** Begin Provided data **

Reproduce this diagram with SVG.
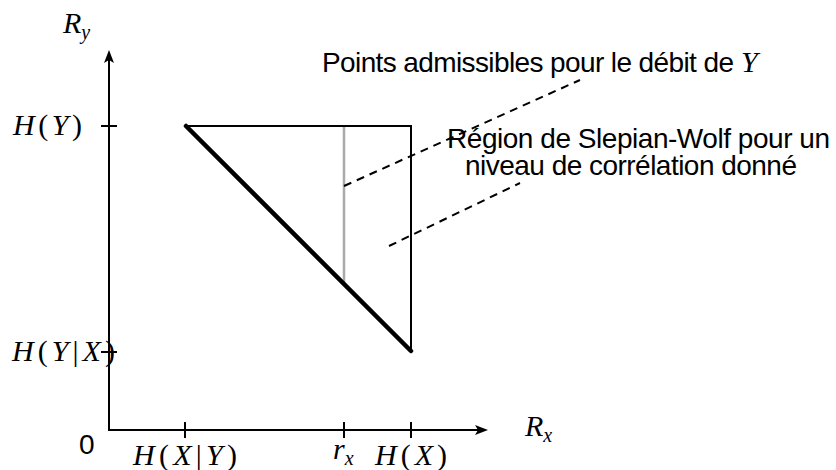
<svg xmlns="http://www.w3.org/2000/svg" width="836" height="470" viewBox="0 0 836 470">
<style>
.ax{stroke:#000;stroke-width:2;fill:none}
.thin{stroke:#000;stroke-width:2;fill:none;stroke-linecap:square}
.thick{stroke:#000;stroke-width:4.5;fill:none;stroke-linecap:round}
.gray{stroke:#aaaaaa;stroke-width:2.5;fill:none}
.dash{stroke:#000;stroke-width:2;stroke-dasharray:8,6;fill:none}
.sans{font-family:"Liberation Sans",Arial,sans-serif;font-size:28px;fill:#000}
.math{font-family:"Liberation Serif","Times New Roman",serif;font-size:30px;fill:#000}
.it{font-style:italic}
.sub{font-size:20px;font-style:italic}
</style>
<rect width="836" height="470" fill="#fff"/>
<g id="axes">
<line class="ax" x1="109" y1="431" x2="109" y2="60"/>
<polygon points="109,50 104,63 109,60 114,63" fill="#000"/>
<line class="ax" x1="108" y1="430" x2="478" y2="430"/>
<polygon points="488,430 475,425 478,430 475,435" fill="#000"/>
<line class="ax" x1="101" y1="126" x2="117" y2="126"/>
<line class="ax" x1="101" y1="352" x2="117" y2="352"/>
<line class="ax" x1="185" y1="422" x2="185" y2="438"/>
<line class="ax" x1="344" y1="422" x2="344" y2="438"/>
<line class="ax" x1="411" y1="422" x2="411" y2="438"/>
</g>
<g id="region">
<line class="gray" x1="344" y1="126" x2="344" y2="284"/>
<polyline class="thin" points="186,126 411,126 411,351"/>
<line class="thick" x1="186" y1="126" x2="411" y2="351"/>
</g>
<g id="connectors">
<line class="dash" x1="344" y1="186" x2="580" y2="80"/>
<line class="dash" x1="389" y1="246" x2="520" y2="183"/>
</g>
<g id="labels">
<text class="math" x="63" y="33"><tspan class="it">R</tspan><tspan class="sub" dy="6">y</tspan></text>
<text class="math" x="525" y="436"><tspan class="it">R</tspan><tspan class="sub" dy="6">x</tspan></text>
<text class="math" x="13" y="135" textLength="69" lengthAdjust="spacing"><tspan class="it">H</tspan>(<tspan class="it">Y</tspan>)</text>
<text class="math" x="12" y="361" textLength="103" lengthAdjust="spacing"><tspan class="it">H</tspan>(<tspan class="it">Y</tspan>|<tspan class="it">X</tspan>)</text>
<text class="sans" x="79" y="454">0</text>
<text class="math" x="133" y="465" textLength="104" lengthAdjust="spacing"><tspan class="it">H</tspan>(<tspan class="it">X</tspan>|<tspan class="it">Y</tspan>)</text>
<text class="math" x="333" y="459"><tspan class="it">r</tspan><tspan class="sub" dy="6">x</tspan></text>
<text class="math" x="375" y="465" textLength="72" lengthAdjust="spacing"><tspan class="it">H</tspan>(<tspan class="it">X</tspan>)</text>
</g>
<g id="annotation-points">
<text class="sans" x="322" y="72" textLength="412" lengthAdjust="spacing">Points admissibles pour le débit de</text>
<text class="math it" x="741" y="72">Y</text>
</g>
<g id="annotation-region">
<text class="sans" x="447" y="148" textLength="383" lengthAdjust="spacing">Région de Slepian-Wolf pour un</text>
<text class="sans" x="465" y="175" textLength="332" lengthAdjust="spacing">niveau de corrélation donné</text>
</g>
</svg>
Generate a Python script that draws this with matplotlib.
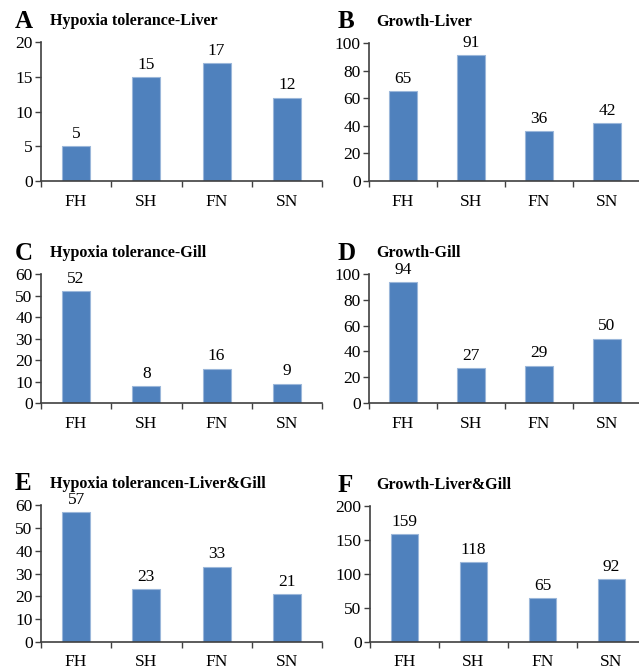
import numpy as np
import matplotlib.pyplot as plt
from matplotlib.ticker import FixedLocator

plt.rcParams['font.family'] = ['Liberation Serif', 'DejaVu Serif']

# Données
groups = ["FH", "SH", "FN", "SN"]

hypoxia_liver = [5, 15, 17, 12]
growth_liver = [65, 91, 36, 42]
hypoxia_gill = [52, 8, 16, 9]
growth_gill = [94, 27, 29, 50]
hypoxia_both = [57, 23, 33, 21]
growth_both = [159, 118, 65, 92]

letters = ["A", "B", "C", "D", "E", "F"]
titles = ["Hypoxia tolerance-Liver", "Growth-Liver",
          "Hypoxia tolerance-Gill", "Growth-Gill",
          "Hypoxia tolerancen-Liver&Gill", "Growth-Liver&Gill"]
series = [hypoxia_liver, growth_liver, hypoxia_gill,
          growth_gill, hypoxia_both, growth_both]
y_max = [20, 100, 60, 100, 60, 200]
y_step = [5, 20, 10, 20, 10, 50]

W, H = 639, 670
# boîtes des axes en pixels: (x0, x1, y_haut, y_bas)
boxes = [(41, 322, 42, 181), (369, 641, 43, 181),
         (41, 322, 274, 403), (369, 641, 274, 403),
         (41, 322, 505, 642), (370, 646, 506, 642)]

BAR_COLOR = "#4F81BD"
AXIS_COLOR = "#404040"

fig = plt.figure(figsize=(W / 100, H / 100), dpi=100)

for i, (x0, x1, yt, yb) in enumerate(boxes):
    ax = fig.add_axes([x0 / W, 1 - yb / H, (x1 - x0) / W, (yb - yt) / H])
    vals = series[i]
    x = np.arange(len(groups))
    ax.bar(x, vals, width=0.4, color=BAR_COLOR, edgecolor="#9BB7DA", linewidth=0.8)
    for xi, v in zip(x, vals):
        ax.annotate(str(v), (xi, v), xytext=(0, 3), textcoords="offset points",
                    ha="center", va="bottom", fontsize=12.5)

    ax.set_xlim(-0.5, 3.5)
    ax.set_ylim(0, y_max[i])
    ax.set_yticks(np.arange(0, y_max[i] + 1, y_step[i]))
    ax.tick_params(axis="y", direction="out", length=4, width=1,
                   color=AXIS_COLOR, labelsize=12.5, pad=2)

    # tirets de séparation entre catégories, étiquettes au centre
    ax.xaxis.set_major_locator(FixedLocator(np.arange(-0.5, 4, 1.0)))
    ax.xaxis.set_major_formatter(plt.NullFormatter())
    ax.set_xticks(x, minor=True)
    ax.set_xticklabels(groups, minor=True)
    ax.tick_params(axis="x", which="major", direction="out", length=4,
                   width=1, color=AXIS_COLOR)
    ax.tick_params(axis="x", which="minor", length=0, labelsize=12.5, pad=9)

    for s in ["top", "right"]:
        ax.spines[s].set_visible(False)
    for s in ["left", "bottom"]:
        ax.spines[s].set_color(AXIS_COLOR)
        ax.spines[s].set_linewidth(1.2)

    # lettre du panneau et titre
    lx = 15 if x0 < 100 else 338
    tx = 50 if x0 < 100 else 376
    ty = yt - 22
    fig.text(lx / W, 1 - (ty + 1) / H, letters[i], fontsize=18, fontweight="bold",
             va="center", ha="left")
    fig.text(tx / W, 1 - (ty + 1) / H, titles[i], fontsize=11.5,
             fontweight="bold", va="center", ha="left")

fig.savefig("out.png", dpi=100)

** End Provided data **

## Short problem
Except for the pictures, write out exactly the lines from the line that contains "Generate a Python" through the line that contains "y_step = [5, 20, 10, 20, 10, 50]", including both.

## Solution to the problem
Generate a Python script that draws this with matplotlib.
import numpy as np
import matplotlib.pyplot as plt
from matplotlib.ticker import FixedLocator

plt.rcParams['font.family'] = ['Liberation Serif', 'DejaVu Serif']

# Données
groups = ["FH", "SH", "FN", "SN"]

hypoxia_liver = [5, 15, 17, 12]
growth_liver = [65, 91, 36, 42]
hypoxia_gill = [52, 8, 16, 9]
growth_gill = [94, 27, 29, 50]
hypoxia_both = [57, 23, 33, 21]
growth_both = [159, 118, 65, 92]

letters = ["A", "B", "C", "D", "E", "F"]
titles = ["Hypoxia tolerance-Liver", "Growth-Liver",
          "Hypoxia tolerance-Gill", "Growth-Gill",
          "Hypoxia tolerancen-Liver&Gill", "Growth-Liver&Gill"]
series = [hypoxia_liver, growth_liver, hypoxia_gill,
          growth_gill, hypoxia_both, growth_both]
y_max = [20, 100, 60, 100, 60, 200]
y_step = [5, 20, 10, 20, 10, 50]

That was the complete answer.